* BEGIN *

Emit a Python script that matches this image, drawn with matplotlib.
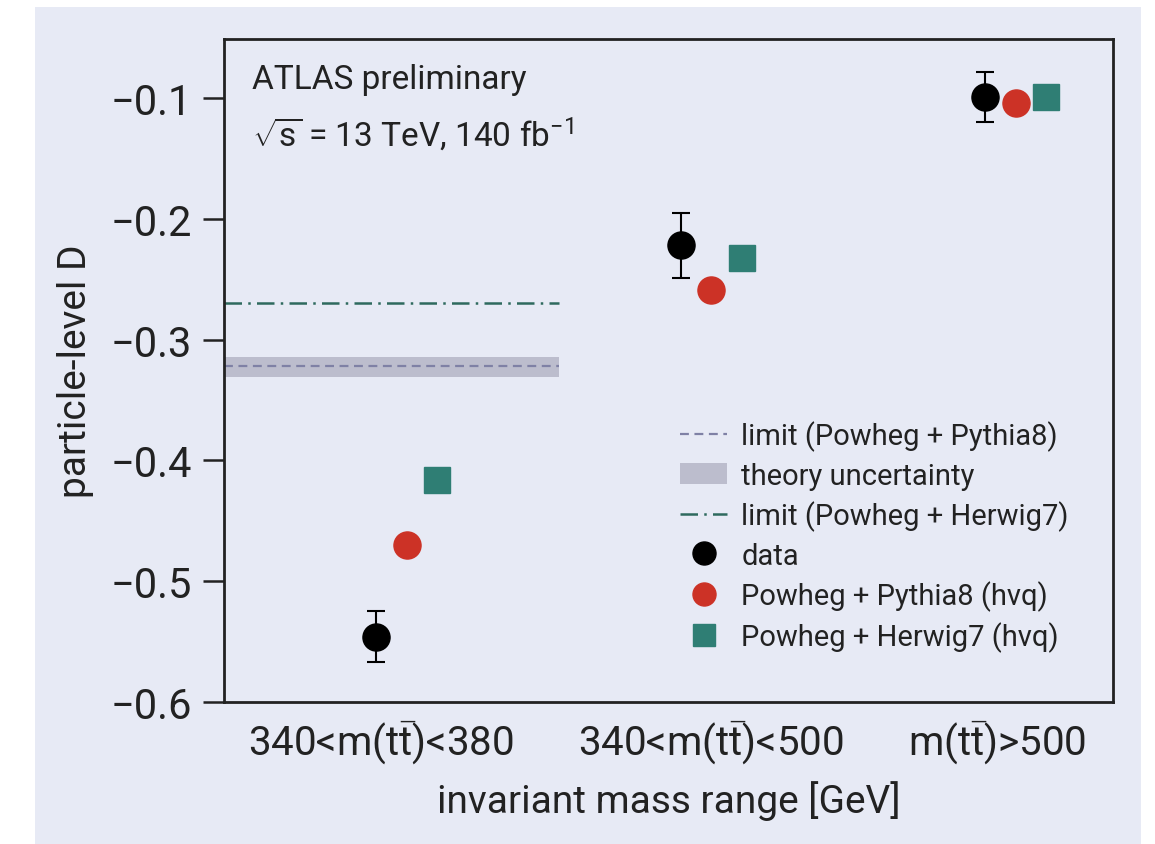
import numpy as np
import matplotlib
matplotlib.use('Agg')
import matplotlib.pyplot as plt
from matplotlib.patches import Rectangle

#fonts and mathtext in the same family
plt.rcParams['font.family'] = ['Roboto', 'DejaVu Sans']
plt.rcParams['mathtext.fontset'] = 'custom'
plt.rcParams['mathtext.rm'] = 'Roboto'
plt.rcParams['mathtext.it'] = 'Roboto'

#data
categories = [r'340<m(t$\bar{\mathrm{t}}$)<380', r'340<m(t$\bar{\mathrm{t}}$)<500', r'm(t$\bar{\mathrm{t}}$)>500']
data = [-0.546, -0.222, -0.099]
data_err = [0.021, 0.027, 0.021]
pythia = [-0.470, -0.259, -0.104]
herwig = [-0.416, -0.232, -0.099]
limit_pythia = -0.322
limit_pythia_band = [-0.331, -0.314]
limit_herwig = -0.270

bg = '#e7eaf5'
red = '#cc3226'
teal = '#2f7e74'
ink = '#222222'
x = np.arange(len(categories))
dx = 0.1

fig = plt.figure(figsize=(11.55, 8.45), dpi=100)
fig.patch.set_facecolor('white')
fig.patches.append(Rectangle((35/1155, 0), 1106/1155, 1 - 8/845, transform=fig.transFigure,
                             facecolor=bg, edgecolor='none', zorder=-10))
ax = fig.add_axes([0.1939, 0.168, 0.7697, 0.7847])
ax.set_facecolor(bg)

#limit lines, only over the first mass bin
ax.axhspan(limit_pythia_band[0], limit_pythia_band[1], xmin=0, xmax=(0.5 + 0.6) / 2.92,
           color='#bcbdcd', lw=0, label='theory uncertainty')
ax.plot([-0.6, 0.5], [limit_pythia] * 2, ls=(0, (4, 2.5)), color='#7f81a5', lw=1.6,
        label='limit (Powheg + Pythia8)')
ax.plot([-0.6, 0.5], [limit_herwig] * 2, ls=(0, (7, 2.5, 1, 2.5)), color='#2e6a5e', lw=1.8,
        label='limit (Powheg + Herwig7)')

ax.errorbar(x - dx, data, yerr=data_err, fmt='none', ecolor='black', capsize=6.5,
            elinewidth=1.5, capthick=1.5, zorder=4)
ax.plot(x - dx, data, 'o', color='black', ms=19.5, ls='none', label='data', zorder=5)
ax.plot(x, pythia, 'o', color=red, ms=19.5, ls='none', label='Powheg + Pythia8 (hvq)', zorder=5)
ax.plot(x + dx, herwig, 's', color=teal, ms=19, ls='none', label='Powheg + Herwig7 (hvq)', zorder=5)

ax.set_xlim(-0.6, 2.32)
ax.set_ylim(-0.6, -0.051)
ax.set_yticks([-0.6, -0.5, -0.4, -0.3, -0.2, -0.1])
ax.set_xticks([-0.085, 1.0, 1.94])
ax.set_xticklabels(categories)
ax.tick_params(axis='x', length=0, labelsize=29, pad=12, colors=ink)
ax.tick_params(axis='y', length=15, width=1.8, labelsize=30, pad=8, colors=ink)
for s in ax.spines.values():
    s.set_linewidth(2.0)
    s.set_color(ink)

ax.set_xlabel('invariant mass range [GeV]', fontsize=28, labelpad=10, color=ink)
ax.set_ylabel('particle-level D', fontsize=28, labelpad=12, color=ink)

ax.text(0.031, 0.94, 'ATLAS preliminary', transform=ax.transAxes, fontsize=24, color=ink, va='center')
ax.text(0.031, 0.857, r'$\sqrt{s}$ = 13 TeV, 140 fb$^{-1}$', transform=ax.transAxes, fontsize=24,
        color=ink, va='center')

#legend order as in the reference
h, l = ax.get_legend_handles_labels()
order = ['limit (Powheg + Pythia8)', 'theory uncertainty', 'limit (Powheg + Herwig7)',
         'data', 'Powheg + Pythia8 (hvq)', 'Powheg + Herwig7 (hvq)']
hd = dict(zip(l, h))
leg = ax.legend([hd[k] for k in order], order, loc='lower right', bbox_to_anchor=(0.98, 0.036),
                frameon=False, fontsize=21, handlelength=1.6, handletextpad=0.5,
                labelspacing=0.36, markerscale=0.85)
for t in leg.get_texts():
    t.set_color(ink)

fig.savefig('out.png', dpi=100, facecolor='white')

* END *

Exercise instructions:
Repeat, exactly and in full, each line from the start of the data to the line that contains "plt.rcParams['mathtext.it'] = 'Roboto'". Pictures do not go in.

Response to this task:
Emit a Python script that matches this image, drawn with matplotlib.
import numpy as np
import matplotlib
matplotlib.use('Agg')
import matplotlib.pyplot as plt
from matplotlib.patches import Rectangle

#fonts and mathtext in the same family
plt.rcParams['font.family'] = ['Roboto', 'DejaVu Sans']
plt.rcParams['mathtext.fontset'] = 'custom'
plt.rcParams['mathtext.rm'] = 'Roboto'
plt.rcParams['mathtext.it'] = 'Roboto'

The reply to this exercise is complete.